By Charlotte Selver
This article is based on an excerpt from the newly published audio tape of Charlotte Selver’s August 13, 2001 class on Monhegan Island, Maine.
Just as our heart beats, breathing can happen without effort, without being directed. The air exchange happens all by itself. When the exhalation wants to become deeper, let it become deeper. Don’t direct it. Even the slightest attempt to breathe is unnecessary. It happens by itself.
Do you feel your heart beat right now? You may want to use one of your hands to feel it. You don’t have to tell your heart “beat.” It beats by itself. Wonderful! My heart beats! Enjoy it! Here it is, a sign of life. You have no duty, it beats anyhow.
You can even feel how it’s easiest for your heart to beat just by being peaceful, feeling the natural movements of your own heart which you don’t create. How do you have to sit, for example? Where is it easiest for your heart to beat? Some people slump and that’s not easiest. Some people straighten up, and that’s not easiest. Where is it easiest for you? Just you. This one person in the world which is you.
In the same way, you could be permissive to breathing. As I look out the window right now I can see a tiny breeze outside. Perhaps one or the other of you can see the fine way in which the breeze moves the curtain. The muscles inside are like that curtain, if you permit it. Like the curtain is moved by the wind, so we are moved inside by our breathing, without doing anything for it. If you gently give up doing it, you will experience that it comes all by itself. We should not be the educators of breathing. Breathing should teach us how it wants to be – without our admonishing it.
There is this wonderful nervous system which we all have, from our foot soles up to the top of our head. Everywhere it feels. You can feel whether here or there your breathing is going on, without your doing. Or, as Elsa Gindler would say: “Don’t hinder it.” When you don’t do it and don’t hinder it you will feel what happens. Something is going on. From moment to moment, whether you are asleep or awake, there it is. So you don’t have to worry about breathing. Who enjoys the idea? No worry! Breath and heartbeat. There they are, and you feel there is something happening – beating in me and living and doing something in me. And I don’t do it.
I would suggest when you wake up in the morning that you don’t jump out of bed right away. Lie there for a little while as you move from sleeping to being awake and feel how breathing goes. You can learn a lot from it. And you can feel also when you are doing breathing. Many people have learned to do breathing. It’s terrible. It’s as though we spit creation in the face. Breathing goes all by itself, no matter what we are doing.
I remember one time in class with Elsa Gindler we worked very quietly, and I fell asleep. I woke up and I thought, “Oh, I fell asleep.” And my next thought was, “Nobody could see it.” I had my eyes closed. But when I opened my eyes there stood Elsa Gindler right next to me and she asked, “Was it good?” That was a great moment. I will never forget that.

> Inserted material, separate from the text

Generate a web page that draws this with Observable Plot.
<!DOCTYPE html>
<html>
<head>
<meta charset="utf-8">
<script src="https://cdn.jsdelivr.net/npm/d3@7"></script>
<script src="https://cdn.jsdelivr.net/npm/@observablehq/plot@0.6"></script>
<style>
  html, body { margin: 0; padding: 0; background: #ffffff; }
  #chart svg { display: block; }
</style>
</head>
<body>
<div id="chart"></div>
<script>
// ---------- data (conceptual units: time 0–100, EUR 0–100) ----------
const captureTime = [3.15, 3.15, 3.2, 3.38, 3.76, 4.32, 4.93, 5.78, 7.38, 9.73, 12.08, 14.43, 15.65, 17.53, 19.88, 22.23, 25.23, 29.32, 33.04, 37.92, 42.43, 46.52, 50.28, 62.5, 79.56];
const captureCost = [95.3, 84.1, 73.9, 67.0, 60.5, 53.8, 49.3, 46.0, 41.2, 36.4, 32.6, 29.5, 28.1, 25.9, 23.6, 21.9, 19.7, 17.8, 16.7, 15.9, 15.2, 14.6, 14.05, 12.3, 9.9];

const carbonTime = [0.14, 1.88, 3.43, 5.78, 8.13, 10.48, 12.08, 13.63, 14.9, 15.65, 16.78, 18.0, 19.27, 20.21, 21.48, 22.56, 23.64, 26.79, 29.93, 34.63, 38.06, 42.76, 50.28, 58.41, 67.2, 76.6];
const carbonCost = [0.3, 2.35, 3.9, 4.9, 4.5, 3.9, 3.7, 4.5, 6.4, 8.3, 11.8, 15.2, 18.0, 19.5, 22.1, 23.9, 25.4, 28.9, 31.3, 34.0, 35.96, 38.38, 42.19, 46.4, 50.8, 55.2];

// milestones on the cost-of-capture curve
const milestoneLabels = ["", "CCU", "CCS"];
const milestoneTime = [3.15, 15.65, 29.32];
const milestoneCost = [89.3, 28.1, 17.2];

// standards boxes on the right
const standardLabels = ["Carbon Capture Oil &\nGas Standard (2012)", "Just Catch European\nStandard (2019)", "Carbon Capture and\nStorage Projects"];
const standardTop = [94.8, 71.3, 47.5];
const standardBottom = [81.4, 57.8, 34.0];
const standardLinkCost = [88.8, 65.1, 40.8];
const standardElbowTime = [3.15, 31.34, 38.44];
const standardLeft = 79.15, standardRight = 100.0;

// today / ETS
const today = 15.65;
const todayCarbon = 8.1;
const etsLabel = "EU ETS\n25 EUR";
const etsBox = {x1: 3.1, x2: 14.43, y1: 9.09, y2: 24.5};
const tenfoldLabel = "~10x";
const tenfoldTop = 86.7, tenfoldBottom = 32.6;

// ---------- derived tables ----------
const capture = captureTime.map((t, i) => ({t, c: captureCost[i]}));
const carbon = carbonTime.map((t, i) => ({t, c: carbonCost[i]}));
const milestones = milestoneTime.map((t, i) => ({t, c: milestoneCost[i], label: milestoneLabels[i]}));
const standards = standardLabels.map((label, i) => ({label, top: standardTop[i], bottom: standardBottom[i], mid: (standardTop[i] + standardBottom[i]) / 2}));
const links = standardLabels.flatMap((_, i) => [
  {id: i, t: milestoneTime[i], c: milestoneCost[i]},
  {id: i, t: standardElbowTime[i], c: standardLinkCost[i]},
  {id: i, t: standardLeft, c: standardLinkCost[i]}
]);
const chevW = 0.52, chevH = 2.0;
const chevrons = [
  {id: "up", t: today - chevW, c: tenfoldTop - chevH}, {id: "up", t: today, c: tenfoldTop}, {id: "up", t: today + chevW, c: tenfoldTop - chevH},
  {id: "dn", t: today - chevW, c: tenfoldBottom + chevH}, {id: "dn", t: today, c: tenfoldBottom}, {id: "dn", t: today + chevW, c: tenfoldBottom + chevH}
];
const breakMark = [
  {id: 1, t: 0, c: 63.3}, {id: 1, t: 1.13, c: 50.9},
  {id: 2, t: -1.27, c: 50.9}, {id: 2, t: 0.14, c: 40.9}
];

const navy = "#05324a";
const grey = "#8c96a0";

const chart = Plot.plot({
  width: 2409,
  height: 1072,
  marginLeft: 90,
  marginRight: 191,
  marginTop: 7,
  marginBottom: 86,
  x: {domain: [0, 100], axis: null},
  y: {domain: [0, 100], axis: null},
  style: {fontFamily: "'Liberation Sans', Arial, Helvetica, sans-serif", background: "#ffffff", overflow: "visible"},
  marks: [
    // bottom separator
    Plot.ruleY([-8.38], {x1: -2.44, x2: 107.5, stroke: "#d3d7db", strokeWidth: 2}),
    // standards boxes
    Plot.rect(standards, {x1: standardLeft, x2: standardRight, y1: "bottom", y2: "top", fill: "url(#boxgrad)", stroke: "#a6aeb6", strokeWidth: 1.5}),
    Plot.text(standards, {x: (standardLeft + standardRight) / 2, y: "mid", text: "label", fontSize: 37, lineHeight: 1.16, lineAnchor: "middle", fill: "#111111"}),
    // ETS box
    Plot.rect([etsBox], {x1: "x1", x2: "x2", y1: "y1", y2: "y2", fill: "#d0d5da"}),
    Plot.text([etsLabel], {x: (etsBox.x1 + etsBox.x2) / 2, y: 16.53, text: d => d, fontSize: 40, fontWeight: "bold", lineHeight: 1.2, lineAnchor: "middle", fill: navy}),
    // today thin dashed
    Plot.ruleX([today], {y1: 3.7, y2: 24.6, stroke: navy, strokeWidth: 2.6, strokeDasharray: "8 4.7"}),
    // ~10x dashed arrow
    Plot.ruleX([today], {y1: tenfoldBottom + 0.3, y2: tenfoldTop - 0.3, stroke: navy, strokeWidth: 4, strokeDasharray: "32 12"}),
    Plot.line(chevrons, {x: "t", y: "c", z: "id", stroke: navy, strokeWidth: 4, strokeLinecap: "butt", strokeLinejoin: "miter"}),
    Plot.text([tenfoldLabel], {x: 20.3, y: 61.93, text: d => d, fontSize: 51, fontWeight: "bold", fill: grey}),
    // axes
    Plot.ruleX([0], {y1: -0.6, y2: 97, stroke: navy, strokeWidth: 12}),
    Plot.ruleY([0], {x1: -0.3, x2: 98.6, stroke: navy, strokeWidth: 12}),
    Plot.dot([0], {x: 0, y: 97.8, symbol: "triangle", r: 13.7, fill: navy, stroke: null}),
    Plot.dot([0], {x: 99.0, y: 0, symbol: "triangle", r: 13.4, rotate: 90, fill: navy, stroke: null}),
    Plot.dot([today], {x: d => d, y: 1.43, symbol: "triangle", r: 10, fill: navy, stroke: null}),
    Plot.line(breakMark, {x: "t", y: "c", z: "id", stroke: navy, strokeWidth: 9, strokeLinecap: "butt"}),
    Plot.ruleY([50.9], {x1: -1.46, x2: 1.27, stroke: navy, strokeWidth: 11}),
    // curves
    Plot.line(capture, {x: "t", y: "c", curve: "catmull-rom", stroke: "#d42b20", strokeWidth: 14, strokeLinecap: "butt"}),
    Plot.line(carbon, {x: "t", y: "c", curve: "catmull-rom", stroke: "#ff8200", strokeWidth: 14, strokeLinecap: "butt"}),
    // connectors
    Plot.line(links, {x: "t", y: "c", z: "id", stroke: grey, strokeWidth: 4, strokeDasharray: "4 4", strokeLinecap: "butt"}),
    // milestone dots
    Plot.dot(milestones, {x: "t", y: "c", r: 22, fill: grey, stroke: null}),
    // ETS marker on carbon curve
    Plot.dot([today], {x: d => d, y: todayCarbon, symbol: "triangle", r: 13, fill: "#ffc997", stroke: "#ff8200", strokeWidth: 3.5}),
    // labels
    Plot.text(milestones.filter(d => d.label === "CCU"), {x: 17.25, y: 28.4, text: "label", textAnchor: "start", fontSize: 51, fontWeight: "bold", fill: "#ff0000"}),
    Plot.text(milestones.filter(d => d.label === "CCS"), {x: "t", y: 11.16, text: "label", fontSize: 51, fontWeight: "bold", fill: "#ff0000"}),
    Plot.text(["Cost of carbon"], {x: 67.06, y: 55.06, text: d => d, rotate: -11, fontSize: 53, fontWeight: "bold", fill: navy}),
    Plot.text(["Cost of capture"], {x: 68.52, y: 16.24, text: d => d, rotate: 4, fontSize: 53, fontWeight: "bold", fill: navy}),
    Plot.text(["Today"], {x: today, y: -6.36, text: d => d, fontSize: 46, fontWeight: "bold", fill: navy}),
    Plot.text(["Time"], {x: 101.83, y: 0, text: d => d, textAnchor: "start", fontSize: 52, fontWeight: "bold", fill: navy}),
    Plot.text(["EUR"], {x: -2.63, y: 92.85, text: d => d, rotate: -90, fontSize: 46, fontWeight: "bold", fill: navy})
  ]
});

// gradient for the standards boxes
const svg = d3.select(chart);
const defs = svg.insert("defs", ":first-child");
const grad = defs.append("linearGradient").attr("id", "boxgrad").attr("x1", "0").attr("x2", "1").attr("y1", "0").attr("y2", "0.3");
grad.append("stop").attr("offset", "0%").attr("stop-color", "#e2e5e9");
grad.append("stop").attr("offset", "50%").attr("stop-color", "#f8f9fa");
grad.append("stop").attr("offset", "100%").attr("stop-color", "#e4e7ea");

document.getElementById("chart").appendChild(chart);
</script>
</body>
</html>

Without us knowing, breathing goes on and on. Thank God! You can hinder, but you have to permit at least a little bit of it. When you do too much, you become unnatural; when you do too little, you become stingy. You can feel for yourself what you need, and just allow it. You trust your own feeling. You might feel that you have always denied breathing, that you have always hindered it. Many children, when they are afraid of their parents, don’t dare to breathe, really. They don’t know it, but they hinder breathing.
You can feel the slightest bit of unnaturalness when you do breathing, even just a tiny bit. I warn everybody who wants to work on breathing to give up these ideas of how breathing happens – just be very quiet and feel what happens by itself. Feel where inside you can feel it, when you are not ambitious, where every little bit of this fine movement, which keeps us alive, can be felt. You can’t be sensitive enough for this. We often don’t feel spontaneous breathing because it is very gentle and comes without any ambition.
And so it goes on from moment to moment to moment to moment, as you see, for more than a hundred years. There is nothing that has to be done. You only have to feel whether air is going through you. Do I let it? Do I close the doors or do I let my inner doors stay passable, open? Even the slightest inner movement of air exchange can be felt. And nobody has a duty. Be sure not to watch, just be peacefully open for what happens.
Has anybody been at the birth of a child? Everybody is waiting. The baby comes out of the mother and then somebody shouts, “It breathes!” And it didn’t know at all what breathing was, you know. It just happened anyway.
What I hope you will learn is giving up exercises and becoming more natural. Whatever you do, don’t make an exercise out of it but allow it in its own juiciness. Your heart is beating, your breathing is going without you doing it, thank God. Be there for it – in your natural self, not as an exercise. With this constant exercising, one degrades oneself, one degrades one’s possibility. But being there for something is something other than exercising something. Feel how your heart is beating right now and your breath is going right now, when you are not trying to influence it, when you allow it to have its own way of reacting.
As far as I am concerned every moment is a new moment, and I don’t exercise it, no matter how long something takes. One can feel when something comes by itself, naturally, and when it is induced, when one does do something to make it be such and such. Allow things to become more spontaneous. Being new, be there for it. This is sensory awareness work. It’s supposed to prepare us for life, not for exercises.